%%
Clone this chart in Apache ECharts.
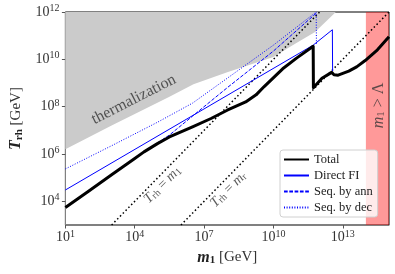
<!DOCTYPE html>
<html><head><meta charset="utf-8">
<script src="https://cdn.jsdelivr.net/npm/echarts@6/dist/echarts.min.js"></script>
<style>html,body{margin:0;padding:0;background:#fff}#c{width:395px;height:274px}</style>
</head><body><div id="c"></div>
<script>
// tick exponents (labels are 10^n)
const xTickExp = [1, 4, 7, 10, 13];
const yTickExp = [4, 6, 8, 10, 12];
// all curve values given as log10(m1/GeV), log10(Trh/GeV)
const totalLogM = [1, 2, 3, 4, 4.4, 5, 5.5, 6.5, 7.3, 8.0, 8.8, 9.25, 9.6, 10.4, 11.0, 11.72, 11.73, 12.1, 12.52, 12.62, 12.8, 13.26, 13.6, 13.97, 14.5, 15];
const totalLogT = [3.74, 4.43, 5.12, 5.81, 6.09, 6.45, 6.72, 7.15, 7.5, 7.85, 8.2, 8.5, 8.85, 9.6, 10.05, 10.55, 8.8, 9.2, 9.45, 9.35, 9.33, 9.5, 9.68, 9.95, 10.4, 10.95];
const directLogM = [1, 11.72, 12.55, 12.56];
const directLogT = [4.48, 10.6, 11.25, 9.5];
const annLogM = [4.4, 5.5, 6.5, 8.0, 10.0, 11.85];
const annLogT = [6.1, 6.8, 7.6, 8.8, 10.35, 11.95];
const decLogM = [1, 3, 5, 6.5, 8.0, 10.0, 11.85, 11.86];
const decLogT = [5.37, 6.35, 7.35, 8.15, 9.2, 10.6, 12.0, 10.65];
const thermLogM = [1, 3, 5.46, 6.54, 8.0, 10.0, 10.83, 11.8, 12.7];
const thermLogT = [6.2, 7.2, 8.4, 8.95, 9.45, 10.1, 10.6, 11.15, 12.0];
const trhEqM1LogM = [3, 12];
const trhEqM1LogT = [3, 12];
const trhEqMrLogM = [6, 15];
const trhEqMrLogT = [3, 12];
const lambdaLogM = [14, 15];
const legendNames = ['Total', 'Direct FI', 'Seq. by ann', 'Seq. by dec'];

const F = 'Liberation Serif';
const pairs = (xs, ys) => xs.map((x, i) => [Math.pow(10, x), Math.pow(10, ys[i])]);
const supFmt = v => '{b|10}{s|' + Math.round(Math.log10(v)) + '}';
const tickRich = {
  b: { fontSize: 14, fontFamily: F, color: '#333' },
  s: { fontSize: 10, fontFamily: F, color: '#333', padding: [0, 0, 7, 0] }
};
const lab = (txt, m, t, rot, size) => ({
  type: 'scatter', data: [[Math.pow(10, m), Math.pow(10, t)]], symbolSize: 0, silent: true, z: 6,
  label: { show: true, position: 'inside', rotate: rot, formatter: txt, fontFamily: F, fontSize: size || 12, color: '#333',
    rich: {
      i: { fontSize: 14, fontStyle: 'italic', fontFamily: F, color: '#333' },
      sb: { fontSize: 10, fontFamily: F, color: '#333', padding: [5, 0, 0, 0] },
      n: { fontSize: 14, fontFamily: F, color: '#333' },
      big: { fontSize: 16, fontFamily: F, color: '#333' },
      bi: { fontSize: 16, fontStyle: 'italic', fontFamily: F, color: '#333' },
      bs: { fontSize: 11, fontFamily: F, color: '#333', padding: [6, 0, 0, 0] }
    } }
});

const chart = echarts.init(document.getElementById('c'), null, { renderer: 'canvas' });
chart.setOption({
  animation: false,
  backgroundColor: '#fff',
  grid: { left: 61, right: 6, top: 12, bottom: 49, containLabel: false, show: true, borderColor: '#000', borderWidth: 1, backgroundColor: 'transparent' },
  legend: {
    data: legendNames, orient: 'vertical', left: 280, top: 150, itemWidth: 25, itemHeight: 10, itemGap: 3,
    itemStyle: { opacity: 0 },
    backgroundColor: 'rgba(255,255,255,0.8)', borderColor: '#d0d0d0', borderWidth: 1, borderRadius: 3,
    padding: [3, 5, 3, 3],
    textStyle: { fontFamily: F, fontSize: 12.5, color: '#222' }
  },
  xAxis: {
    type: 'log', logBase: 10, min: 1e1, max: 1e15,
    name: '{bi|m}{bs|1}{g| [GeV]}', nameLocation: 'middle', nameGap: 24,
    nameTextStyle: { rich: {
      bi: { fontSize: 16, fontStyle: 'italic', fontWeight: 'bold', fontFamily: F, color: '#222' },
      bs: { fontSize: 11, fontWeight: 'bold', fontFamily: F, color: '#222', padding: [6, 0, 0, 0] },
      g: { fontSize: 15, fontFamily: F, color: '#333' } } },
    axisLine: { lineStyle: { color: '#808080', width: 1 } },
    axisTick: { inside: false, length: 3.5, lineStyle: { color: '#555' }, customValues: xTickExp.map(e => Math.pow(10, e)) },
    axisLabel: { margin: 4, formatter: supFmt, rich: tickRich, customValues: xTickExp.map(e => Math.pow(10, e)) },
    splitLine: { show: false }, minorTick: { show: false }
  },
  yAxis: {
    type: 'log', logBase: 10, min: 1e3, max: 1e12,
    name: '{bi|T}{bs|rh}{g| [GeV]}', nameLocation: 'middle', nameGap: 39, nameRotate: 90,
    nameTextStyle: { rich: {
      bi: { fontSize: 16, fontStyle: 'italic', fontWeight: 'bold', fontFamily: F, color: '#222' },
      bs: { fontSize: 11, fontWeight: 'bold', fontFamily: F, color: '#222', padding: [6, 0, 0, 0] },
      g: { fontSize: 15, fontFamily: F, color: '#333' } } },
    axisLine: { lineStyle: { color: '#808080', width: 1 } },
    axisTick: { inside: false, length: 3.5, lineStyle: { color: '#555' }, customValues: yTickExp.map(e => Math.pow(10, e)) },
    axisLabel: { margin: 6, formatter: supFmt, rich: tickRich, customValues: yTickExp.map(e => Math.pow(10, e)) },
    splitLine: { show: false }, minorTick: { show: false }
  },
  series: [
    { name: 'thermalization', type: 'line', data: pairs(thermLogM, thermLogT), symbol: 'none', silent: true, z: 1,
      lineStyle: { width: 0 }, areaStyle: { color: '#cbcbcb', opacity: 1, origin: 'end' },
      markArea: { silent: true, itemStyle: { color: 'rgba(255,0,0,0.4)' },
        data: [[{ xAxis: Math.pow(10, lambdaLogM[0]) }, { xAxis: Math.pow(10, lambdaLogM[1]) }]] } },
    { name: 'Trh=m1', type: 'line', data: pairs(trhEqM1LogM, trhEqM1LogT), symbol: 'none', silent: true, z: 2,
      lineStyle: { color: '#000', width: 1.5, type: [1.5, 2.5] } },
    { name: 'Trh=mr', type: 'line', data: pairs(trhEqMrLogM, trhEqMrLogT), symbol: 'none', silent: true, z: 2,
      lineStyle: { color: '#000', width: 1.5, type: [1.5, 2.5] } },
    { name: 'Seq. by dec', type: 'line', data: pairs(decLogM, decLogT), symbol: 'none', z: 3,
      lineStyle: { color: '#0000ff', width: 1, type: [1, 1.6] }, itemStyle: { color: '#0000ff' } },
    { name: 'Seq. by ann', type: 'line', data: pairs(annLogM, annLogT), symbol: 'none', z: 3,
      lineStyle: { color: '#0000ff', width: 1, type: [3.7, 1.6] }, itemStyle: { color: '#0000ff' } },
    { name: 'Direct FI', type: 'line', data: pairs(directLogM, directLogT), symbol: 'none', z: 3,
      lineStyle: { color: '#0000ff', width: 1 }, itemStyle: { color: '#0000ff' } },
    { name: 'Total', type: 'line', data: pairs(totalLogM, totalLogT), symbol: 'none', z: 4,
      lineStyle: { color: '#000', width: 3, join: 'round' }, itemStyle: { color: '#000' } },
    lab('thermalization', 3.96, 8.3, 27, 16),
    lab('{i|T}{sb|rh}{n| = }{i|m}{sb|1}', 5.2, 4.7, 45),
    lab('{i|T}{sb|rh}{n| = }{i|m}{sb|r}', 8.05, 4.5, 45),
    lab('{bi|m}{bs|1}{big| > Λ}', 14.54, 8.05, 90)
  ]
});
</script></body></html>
%%
Give again, word for word, every line from the top of the data through the line with "const legendNames = ['Total', 'Direct", both ends included, and exclude the pictures.

Clone this chart in Apache ECharts.
<!DOCTYPE html>
<html><head><meta charset="utf-8">
<script src="https://cdn.jsdelivr.net/npm/echarts@6/dist/echarts.min.js"></script>
<style>html,body{margin:0;padding:0;background:#fff}#c{width:395px;height:274px}</style>
</head><body><div id="c"></div>
<script>
// tick exponents (labels are 10^n)
const xTickExp = [1, 4, 7, 10, 13];
const yTickExp = [4, 6, 8, 10, 12];
// all curve values given as log10(m1/GeV), log10(Trh/GeV)
const totalLogM = [1, 2, 3, 4, 4.4, 5, 5.5, 6.5, 7.3, 8.0, 8.8, 9.25, 9.6, 10.4, 11.0, 11.72, 11.73, 12.1, 12.52, 12.62, 12.8, 13.26, 13.6, 13.97, 14.5, 15];
const totalLogT = [3.74, 4.43, 5.12, 5.81, 6.09, 6.45, 6.72, 7.15, 7.5, 7.85, 8.2, 8.5, 8.85, 9.6, 10.05, 10.55, 8.8, 9.2, 9.45, 9.35, 9.33, 9.5, 9.68, 9.95, 10.4, 10.95];
const directLogM = [1, 11.72, 12.55, 12.56];
const directLogT = [4.48, 10.6, 11.25, 9.5];
const annLogM = [4.4, 5.5, 6.5, 8.0, 10.0, 11.85];
const annLogT = [6.1, 6.8, 7.6, 8.8, 10.35, 11.95];
const decLogM = [1, 3, 5, 6.5, 8.0, 10.0, 11.85, 11.86];
const decLogT = [5.37, 6.35, 7.35, 8.15, 9.2, 10.6, 12.0, 10.65];
const thermLogM = [1, 3, 5.46, 6.54, 8.0, 10.0, 10.83, 11.8, 12.7];
const thermLogT = [6.2, 7.2, 8.4, 8.95, 9.45, 10.1, 10.6, 11.15, 12.0];
const trhEqM1LogM = [3, 12];
const trhEqM1LogT = [3, 12];
const trhEqMrLogM = [6, 15];
const trhEqMrLogT = [3, 12];
const lambdaLogM = [14, 15];
const legendNames = ['Total', 'Direct FI', 'Seq. by ann', 'Seq. by dec'];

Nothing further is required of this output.